> _Request_
Begin with the first line of the material and copy each line word for word through the line that contains "import matplotlib.pyplot as plt"; the pictures are left out.

> _Recorded information_
◆ ◆ ◆ ◆ ◆ ◆ ◆
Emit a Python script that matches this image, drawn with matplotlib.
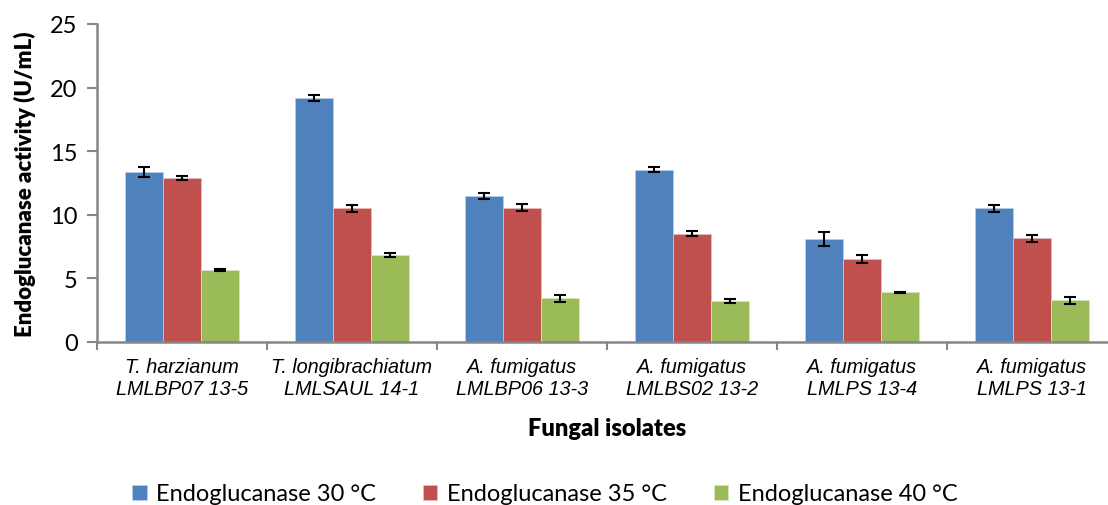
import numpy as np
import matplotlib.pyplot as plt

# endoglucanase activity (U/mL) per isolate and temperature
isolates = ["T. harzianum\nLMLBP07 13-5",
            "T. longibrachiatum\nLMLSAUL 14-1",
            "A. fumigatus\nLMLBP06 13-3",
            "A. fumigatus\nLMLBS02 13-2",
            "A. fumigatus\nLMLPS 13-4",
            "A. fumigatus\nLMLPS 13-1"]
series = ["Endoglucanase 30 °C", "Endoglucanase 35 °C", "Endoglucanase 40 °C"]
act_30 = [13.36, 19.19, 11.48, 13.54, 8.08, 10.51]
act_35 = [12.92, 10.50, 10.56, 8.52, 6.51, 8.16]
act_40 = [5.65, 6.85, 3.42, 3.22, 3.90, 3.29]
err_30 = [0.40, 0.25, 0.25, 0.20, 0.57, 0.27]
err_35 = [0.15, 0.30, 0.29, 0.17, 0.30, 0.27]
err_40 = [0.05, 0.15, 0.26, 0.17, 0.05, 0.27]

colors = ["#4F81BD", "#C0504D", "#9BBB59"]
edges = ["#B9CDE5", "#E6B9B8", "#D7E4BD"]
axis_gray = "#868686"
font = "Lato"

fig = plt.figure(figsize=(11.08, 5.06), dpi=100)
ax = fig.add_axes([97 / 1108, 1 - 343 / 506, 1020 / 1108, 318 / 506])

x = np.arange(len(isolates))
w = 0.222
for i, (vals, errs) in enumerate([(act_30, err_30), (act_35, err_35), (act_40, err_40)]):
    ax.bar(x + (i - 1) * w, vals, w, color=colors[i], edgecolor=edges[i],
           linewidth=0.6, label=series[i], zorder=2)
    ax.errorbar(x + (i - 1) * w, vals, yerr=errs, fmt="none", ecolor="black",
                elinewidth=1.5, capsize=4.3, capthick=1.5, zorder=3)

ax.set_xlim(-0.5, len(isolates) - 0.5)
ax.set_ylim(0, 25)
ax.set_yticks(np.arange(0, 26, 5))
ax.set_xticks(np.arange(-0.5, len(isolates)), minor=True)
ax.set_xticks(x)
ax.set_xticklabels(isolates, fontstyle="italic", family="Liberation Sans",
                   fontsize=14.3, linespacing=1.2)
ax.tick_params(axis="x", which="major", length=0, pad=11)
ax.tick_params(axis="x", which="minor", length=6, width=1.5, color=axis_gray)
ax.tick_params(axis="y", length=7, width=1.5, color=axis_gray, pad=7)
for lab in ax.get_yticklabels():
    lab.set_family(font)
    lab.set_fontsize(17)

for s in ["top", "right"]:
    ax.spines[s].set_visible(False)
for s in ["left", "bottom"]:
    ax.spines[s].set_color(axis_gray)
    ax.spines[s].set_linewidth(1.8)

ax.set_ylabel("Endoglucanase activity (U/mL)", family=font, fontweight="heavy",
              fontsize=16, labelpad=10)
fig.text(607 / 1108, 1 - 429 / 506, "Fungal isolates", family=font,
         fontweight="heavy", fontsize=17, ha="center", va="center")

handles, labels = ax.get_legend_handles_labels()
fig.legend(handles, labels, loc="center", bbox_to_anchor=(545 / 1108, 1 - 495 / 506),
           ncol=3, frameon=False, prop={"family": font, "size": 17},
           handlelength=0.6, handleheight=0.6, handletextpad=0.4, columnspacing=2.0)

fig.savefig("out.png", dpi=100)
◆ ◆ ◆ ◆ ◆ ◆ ◆
> _Full output_
Emit a Python script that matches this image, drawn with matplotlib.
import numpy as np
import matplotlib.pyplot as plt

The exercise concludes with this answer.